Charlie and I had lunch today and I realized something; we're talking about life as if we both expect to be together a couple of years from now. We're making plans. Before I had to get back to work I asked if she thought she would ever want to see Ireland or Brazil or even Arkansas with me and she does, but when she kissed me goodbye she asked, kind of kidding, at least I think she was kidding, if she was going to die a virgin. All I could tell her was to not get hit by a bus on the way home.

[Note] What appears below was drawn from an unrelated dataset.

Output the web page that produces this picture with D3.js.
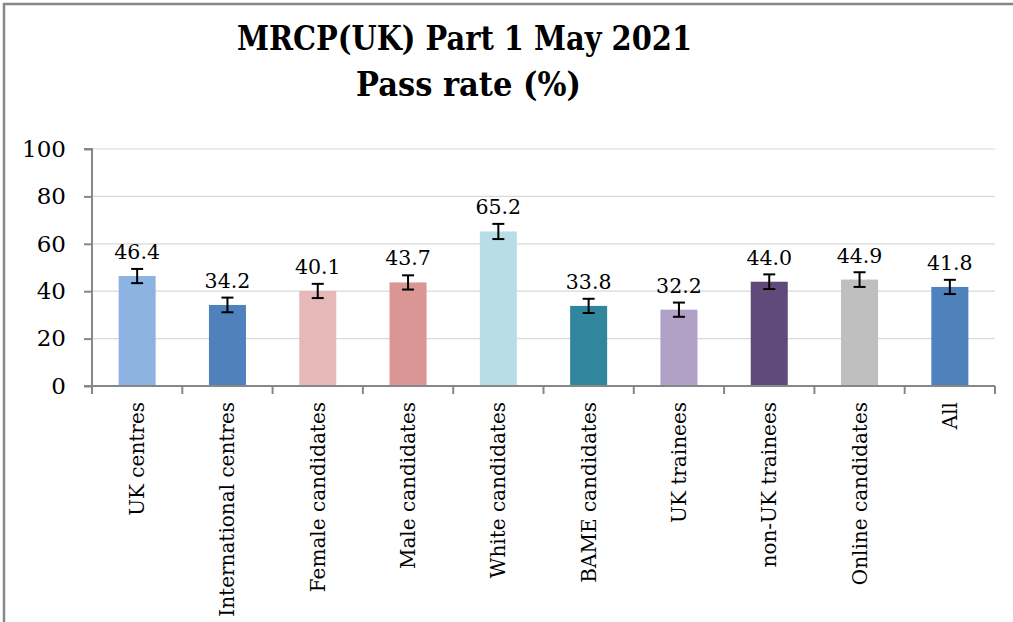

I was only kidding. We had relaxed enough with each other (all right, I relaxed); he wasn't holding back because he wasn't sure about being in a relationship with me or because there was something wrong with me, and he made it clear he wanted to know me, not just in a biblical sense yet, that we were talking about everything, from the real, painful reasons I hadn't dated in high school to the guys I had dated half-heartedly after that. He was open to talking about his marriage and divorce and what he thought went wrong, and his insight and ability to forgive was incredible and touching. We were rapidly discovering so much about each other, including the fact that we both wanted kids and wanted a traditional kind of family life, though we skirted around saying we wanted it with each other. I think the only thing that held him back from that was that I wasn't Catholic and he wasn't sure how that could play out because he knew he wanted to raise his kids in his religion, but we were talking about things we wanted to do together, like trips to Ireland. He wanted me to try out Tae Kwon Do and I convinced him to take a dance class with me. Because God, that man could dance, and I wanted to be able to not just keep up with him, but give him half the thrill on the dance floor he gave me.

We were also stepping beyond typical dating and spent a lot of time just hanging out together. It wasn't unusual for him to just show up after work and cook dinner for the both of us, or to come over and do paperwork while I read or watched TV. He didn't feel pressed to entertain me, he cleaned up after himself, and I was quite happy to have him hanging around, even though he pointedly went back to his own apartment every night.

We'd become best friends.

I could tease him about not being willing to sleep with me, though if I had realized how long it was going to take him to understand that I was looking at our future as something incredibly long term, I might have issued an ultimatum.